E na medida em que lhe conferiu força interpretativa, criou segurança para o futuro e igualdade na aplicação da lei.
O n.º 4 do art. 9.º do C.I.S., na redacção dada pelo artigo 47.º da Lei n.º 60-A/2005 de 30.12, não se tratando de uma norma verdadeiramente inovadora, conforme acima referido, podia integrar-se na lei interpretada, conforme previsto no art. 13.º n.º 1 do Código Civil.

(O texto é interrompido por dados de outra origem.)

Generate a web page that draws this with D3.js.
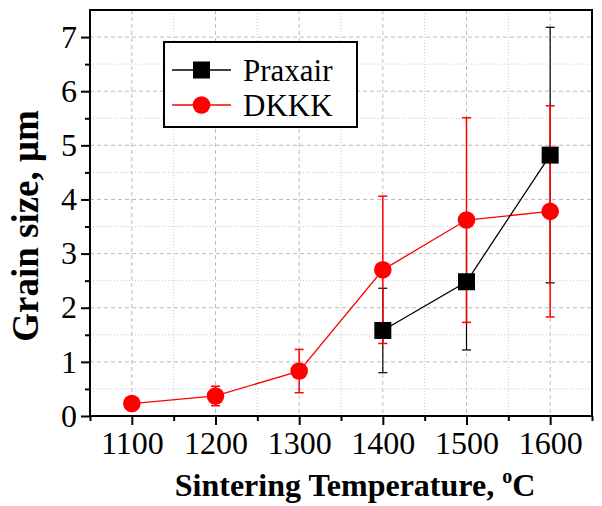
<!DOCTYPE html>
<html>
<head>
<meta charset="utf-8">
<script src="https://cdn.jsdelivr.net/npm/d3@7"></script>
<style>
  body { margin: 0; background: #fff; }
  svg text { font-family: 'Liberation Serif', 'Tinos', 'DejaVu Serif', 'Times New Roman', Times, serif; }
</style>
</head>
<body>
<div id="chart"></div>
<script>
var width = 602;
var height = 506;
var margin = {top: 10, right: 10, bottom: 90, left: 90};
var w = width - margin.left - margin.right;
var h = height - margin.top - margin.bottom;
var serif = "'Liberation Serif', 'Tinos', 'DejaVu Serif', 'Times New Roman', Times, serif";

// data
var praxairTemp = [1400, 1500, 1600];
var praxairSize = [1.58, 2.48, 4.82];
var praxairErr = [0.78, 1.26, 2.36];

var dkkkTemp = [1100, 1200, 1300, 1400, 1500, 1600];
var dkkkSize = [0.23, 0.37, 0.83, 2.70, 3.62, 3.78];
var dkkkErr = [0.02, 0.18, 0.40, 1.36, 1.89, 1.95];

var xTicks = [1100, 1200, 1300, 1400, 1500, 1600];
var xMinor = [1050, 1150, 1250, 1350, 1450, 1550, 1650];
var yTicks = [0, 1, 2, 3, 4, 5, 6, 7];
var yMinor = [0.5, 1.5, 2.5, 3.5, 4.5, 5.5, 6.5];

var svg = d3.select("#chart").append("svg")
  .attr("width", width)
  .attr("height", height)
  .attr("font-family", serif);

var g = svg.append("g")
  .attr("transform", "translate(" + margin.left + "," + margin.top + ")");

var x = d3.scaleLinear().domain([1050, 1650]).range([0, w]);
var y = d3.scaleLinear().domain([0, 7.5]).range([h, 0]);

// grid
g.append("g").selectAll("line").data(xTicks).enter().append("line")
  .attr("x1", function(d) { return x(d); }).attr("x2", function(d) { return x(d); })
  .attr("y1", 0).attr("y2", h)
  .attr("stroke", "#bdbdbd").attr("stroke-width", 1).attr("stroke-dasharray", "4,3");
g.append("g").selectAll("line").data(xMinor.slice(1, -1)).enter().append("line")
  .attr("x1", function(d) { return x(d); }).attr("x2", function(d) { return x(d); })
  .attr("y1", 0).attr("y2", h)
  .attr("stroke", "#c8c8c8").attr("stroke-width", 1).attr("stroke-dasharray", "1,2");
g.append("g").selectAll("line").data(yTicks.slice(1)).enter().append("line")
  .attr("y1", function(d) { return y(d); }).attr("y2", function(d) { return y(d); })
  .attr("x1", 0).attr("x2", w)
  .attr("stroke", "#bdbdbd").attr("stroke-width", 1).attr("stroke-dasharray", "4,3");
g.append("g").selectAll("line").data(yMinor).enter().append("line")
  .attr("y1", function(d) { return y(d); }).attr("y2", function(d) { return y(d); })
  .attr("x1", 0).attr("x2", w)
  .attr("stroke", "#c8c8c8").attr("stroke-width", 1).attr("stroke-dasharray", "1,2");

// axes
var xAxis = d3.axisBottom(x).tickValues(xTicks).tickSize(9).tickPadding(6).tickFormat(d3.format("d"));
var xAxisMinor = d3.axisBottom(x).tickValues(xMinor).tickSize(5).tickFormat("");
var yAxis = d3.axisLeft(y).tickValues(yTicks).tickSize(9).tickPadding(4).tickFormat(d3.format("d"));
var yAxisMinor = d3.axisLeft(y).tickValues(yMinor).tickSize(5).tickFormat("");

function styleAxis(sel) {
  sel.attr("font-family", serif).attr("font-size", 32);
  sel.select(".domain").remove();
  sel.selectAll("line").attr("stroke", "#000").attr("stroke-width", 2);
  sel.selectAll("text").attr("fill", "#000");
}

g.append("g").attr("transform", "translate(0," + h + ")").call(xAxisMinor).call(styleAxis);
g.append("g").attr("transform", "translate(0," + h + ")").call(xAxis).call(styleAxis);
g.append("g").call(yAxisMinor).call(styleAxis);
g.append("g").call(yAxis).call(styleAxis);

// frame
g.append("rect")
  .attr("x", 0).attr("y", 0).attr("width", w).attr("height", h)
  .attr("fill", "none").attr("stroke", "#000").attr("stroke-width", 2);

// error bars
function errorBars(temps, vals, errs, color, sw) {
  var eb = g.append("g").attr("stroke", color).attr("stroke-width", sw);
  temps.forEach(function(t, i) {
    var top = y(vals[i] + errs[i]);
    var bot = y(Math.max(0, vals[i] - errs[i]));
    eb.append("line").attr("x1", x(t)).attr("x2", x(t)).attr("y1", top).attr("y2", bot);
    eb.append("line").attr("x1", x(t) - 4.5).attr("x2", x(t) + 4.5).attr("y1", top).attr("y2", top);
    eb.append("line").attr("x1", x(t) - 4.5).attr("x2", x(t) + 4.5).attr("y1", bot).attr("y2", bot);
  });
}
errorBars(praxairTemp, praxairSize, praxairErr, "#000", 1.2);
errorBars(dkkkTemp, dkkkSize, dkkkErr, "#ff0000", 1.5);

var line = d3.line()
  .x(function(d) { return x(d[0]); })
  .y(function(d) { return y(d[1]); });

var dkkkPts = d3.zip(dkkkTemp, dkkkSize);
var praxairPts = d3.zip(praxairTemp, praxairSize);

g.append("path").datum(dkkkPts).attr("d", line)
  .attr("fill", "none").attr("stroke", "#ff0000").attr("stroke-width", 1.3);
g.selectAll(".dk").data(dkkkPts).enter().append("circle")
  .attr("class", "dk")
  .attr("cx", function(d) { return x(d[0]); })
  .attr("cy", function(d) { return y(d[1]); })
  .attr("r", 8.8)
  .attr("fill", "#ff0000");

g.append("path").datum(praxairPts).attr("d", line)
  .attr("fill", "none").attr("stroke", "#000").attr("stroke-width", 1.3);
g.selectAll(".px").data(praxairPts).enter().append("rect")
  .attr("class", "px")
  .attr("x", function(d) { return x(d[0]) - 8.5; })
  .attr("y", function(d) { return y(d[1]) - 8.5; })
  .attr("width", 17).attr("height", 17)
  .attr("fill", "#000");

// legend
var legend = svg.append("g");
legend.append("rect")
  .attr("x", 164).attr("y", 42).attr("width", 193).attr("height", 85)
  .attr("fill", "#fff").attr("stroke", "#000").attr("stroke-width", 2);
legend.append("line").attr("x1", 172).attr("x2", 231).attr("y1", 70).attr("y2", 70)
  .attr("stroke", "#000").attr("stroke-width", 1.5);
legend.append("rect").attr("x", 193).attr("y", 61.5).attr("width", 17).attr("height", 17).attr("fill", "#000");
legend.append("line").attr("x1", 172).attr("x2", 231).attr("y1", 105).attr("y2", 105)
  .attr("stroke", "#ff0000").attr("stroke-width", 1.5);
legend.append("circle").attr("cx", 201.5).attr("cy", 105).attr("r", 8.8).attr("fill", "#ff0000");
legend.append("text").attr("x", 243).attr("y", 81).text("Praxair")
  .attr("font-size", 31).attr("fill", "#000");
legend.append("text").attr("x", 243).attr("y", 116).text("DKKK")
  .attr("font-size", 31).attr("fill", "#000");

// axis titles
var xt = svg.append("text")
  .attr("text-anchor", "middle")
  .attr("x", 355).attr("y", 496)
  .attr("font-size", 32).attr("font-weight", "bold");
xt.append("tspan").text("Sintering Temperature, ");
xt.append("tspan").text("o").attr("font-size", 20).attr("dy", -13);
xt.append("tspan").text("C").attr("dy", 13);

svg.append("text")
  .attr("text-anchor", "middle")
  .attr("transform", "translate(38," + 226 + ") rotate(-90)")
  .attr("font-size", 37).attr("font-weight", "bold")
  .text("Grain size, μm");
</script>
</body>
</html>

É tempo de concluir que, conforme decidido na sentença recorrida, não ocorre a violação do dito n.º 3 do art. 103.º da C.R.P., nem dos princípios da segurança jurídica e da não retroactividade, aliás, tal como já decidido também no acórdão do S.T.A. de 30-5-2018, proferido no processo n.º 0534/15, acessível em www.dgsi.pt.
IV – Decisão:
Nos termos expostos, os Juízes Conselheiros da Secção do Contencioso Tributário do Supremo Tribunal Administrativo acordam em negar provimento ao recurso e em confirmar a sentença recorrida.
Custas pela recorrente.
Lisboa, 3 de junho de 2020. – Paulo José Rodrigues Antunes (relator) - Paula Fernanda Cadilhe Ribeiro – Jorge Miguel Barroso de Aragão Seia.